Just flash this code to the device and enable pairing in zigbee2mqtt. This is what should be reported:
The device will also automatically be added to HA, but you won’t be able to do much with it:
In order to make this code actually useful, you’d need to add another cluster with some functions (on/off control, temperature sensor etc.) to the HA endpoint. Zigbee2mqtt will allow you to control these clusters directly from the ‘Exposes’ tab. Of course the above code is a minimal example, for anything remotely usable an LED indicating the current status (ideally also with the Identify function), button to enable pairing and finally some useful cluster are needed.
Also note that once you pair the device with zigbee2mqtt, it saves it’s basic cluster data (device and manufacturer data etc.). If you then change these in the ESP’s code and reupload the firmware, zigbee2mqtt will keep the old data and deleting and re-pairing the device won’t help. I also tried calling esp_zb_factory_reset(), but that didn’t help either.
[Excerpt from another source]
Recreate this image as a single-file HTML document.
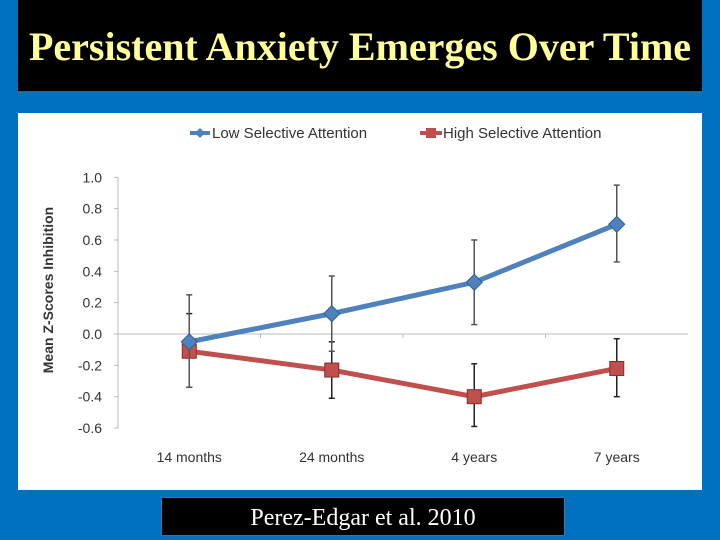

The only two ways to force Zigbee2mqtt to reload the data I found worked reliably:
- changing the device’s IEEE address using
esp_zb_set_long_address, but this is very ugly, in my opinion - restarting the whole zigbee2mqtt service, which is my preferred option
Conclusion
I was really surprised how easy this was to set up, and even though it is evident that Espressif’s Zigbee stack is relatively new, the documentation was usable and everything worked without any bugs. So now I just need to get my hands on the H2-WROOM-02 modules and I can start creating Zigbee sensors in my lab.